Certainly we take judicial notice of the presence of many inland lakes in our state in which craft in excess of 16 feet overall can be and are operated. Additionally, many such craft can be sold in border cities to residents of sister states and Canada for use and operation in other states or another country. It would be an utter impossibility to determine at the time a craft is on a showroom floor, or even on display in a mooring slip, whether it would be used in waters totally exempt from the act.

In furtherance of our efforts to obtain indicia of legislative intent, we had resort to the House and Senate Journals, hopeful that debate or discussion of the amendment to the act would shed some light upon the intent of the act as originally passed. The journals were nonproductive.

We have considered the past administrative interpretations of the statute and the opinions of the Attorney General relative thereto. In finality, we are forced to the conclusion that the statute in question is a tax on use as opposed to ownership. By "use" we mean "use" in the traditional sense of that word. We exclude therefrom "use" that is simply incidental to demonstration for sale of watercraft by a dealer. In the interests of practicality, we note also that "use" by a bona fide prospective purchaser is not that "use" which imposes the obligation of compliance with the act by the potential purchaser during a reasonable period for demonstration and testing.

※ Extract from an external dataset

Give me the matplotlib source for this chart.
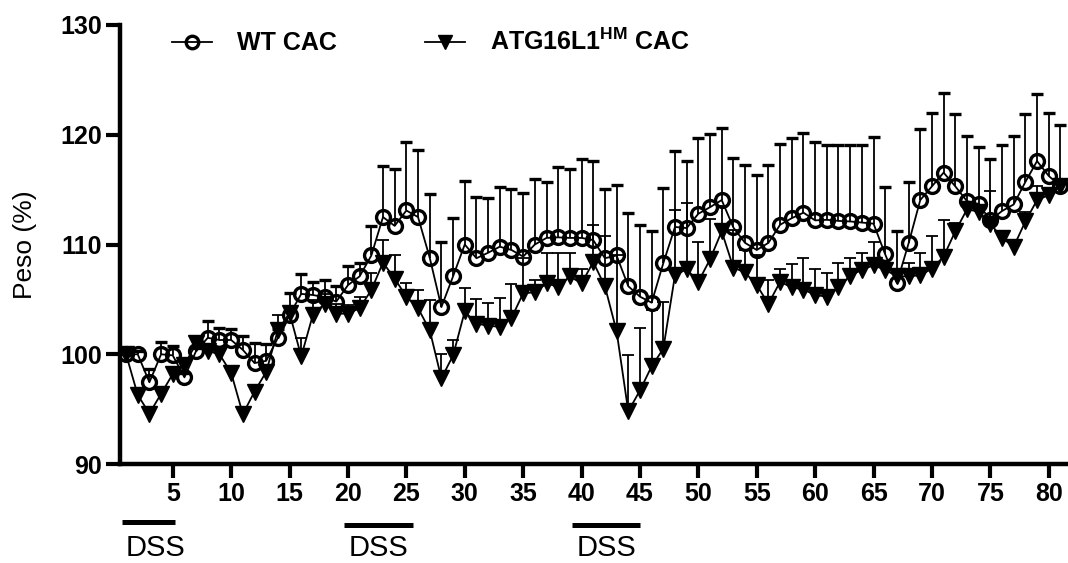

*678 For the reasons hereinbefore set forth, we vacate the judgment entered below for plaintiff and find the assessment of the general property tax to have been properly imposed and that appellee was obligated to pay it.

We direct the entry of a judgment of no cause of action. We award no costs, the interpretation of a statute being involved.

All concurred.

NOTES

[*] Former Supreme Court Justice, sitting on the Court of Appeals by assignment pursuant to Const 1963, art 6, § 23 as amended in 1968.